Nel 2010, quando ancora nessuno si aspettava che una pandemia avrebbe schiacciato le economie del mondo fino quasi a bloccarle, i rappresentanti di 196 Paesi si sono incontrati a Nagoya, in Giappone, per affrontare un diverso tipo di crisi planetaria, indissolubilmente legata sia al cambiamento climatico che alla salute dell’uomo.
La Convenzione sulla diversità biologica (CBD, dall’inglese Convention on Biological Diversity) delle Nazioni Unite, ratificata da tutti i Paesi membri tranne gli Stati Uniti, ha identificato 20 obiettivi per porre un freno alla crescente perdita di biodiversità. Con la pubblicazione di un’importante relazione è stato emesso il verdetto finale su come i governi del mondo abbiano affrontato questa sfida.
La cattiva notizia è che abbiamo fallito. Nessuno dei 20 obiettivi è stato pienamente raggiunto, e solo sei sono stati raggiunti parzialmente, così il report è rimasto solo un altro promemoria dell’urgente bisogno di riconfigurare il modo in cui produciamo, utilizziamo e commercializziamo i beni di consumo. Ma sparsi tra le 220 pagine del documento — una sintesi di evidenze scientifiche, altre valutazioni dell’ONU e relazioni nazionali dei vari Paesi – ci sono barlumi di progresso che dimostrano che la natura effettivamente si riprende, quando vengono messe in atto le misure necessarie. Se riusciamo ad amplificare esponenzialmente le azioni di tutela, c’è ancora speranza per un futuro in cui l’umanità possa vivere in armonia con la natura.
All’inizio di Settembre 2020 il report Pianeta vivente del WWF del 2020 ha stimato che a livello globale le popolazioni di quasi 21.000 specie di mammiferi, pesci, uccelli, rettili e anfibi si sono ridotte del 68% di media, tra il 1970 e il 2016.

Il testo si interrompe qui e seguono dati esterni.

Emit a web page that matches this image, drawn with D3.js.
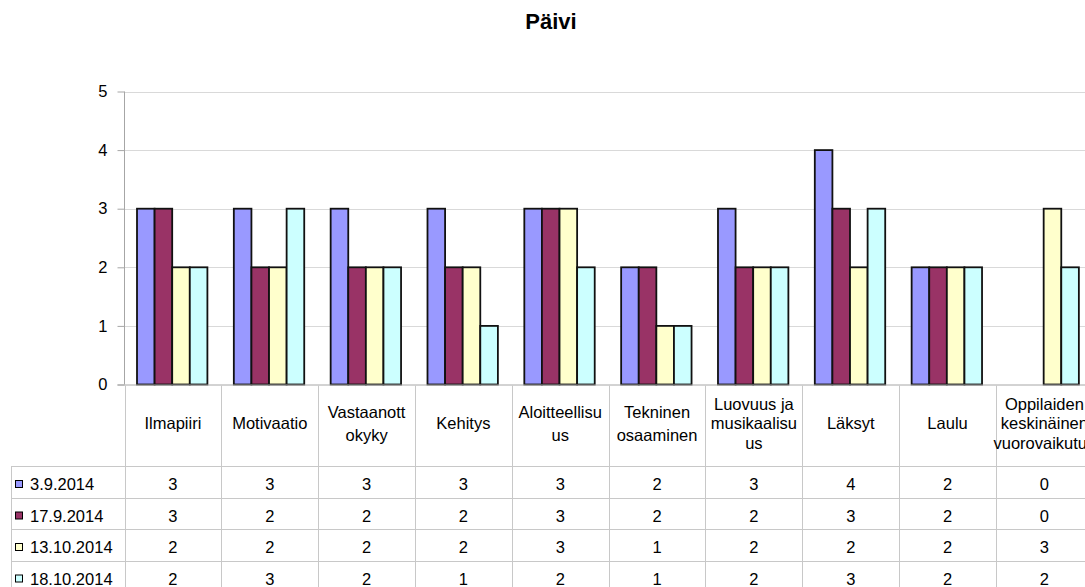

Finché l’umanità dedicherà più risorse alla distruzione della biodiversità piuttosto che alla sua protezione, la capacità degli ecosistemi di fornire tutti gli elementi necessari, dagli insetti impollinatori all’acqua pulita, ai terreni fertili, si deteriorerà. Se continueremo a portare avanti le attività commerciali come al solito, questo potrebbe costare all’economia mondiale qualcosa come 10 trilioni di dollari entro il 2050, e i Paesi più poveri subiranno il colpo peggiore, afferma il report. E più interferiamo con gli habitat naturali, più è probabile che virus che prima rimanevano isolati e che potenzialmente possono causare pandemie, passino dagli animali all’uomo.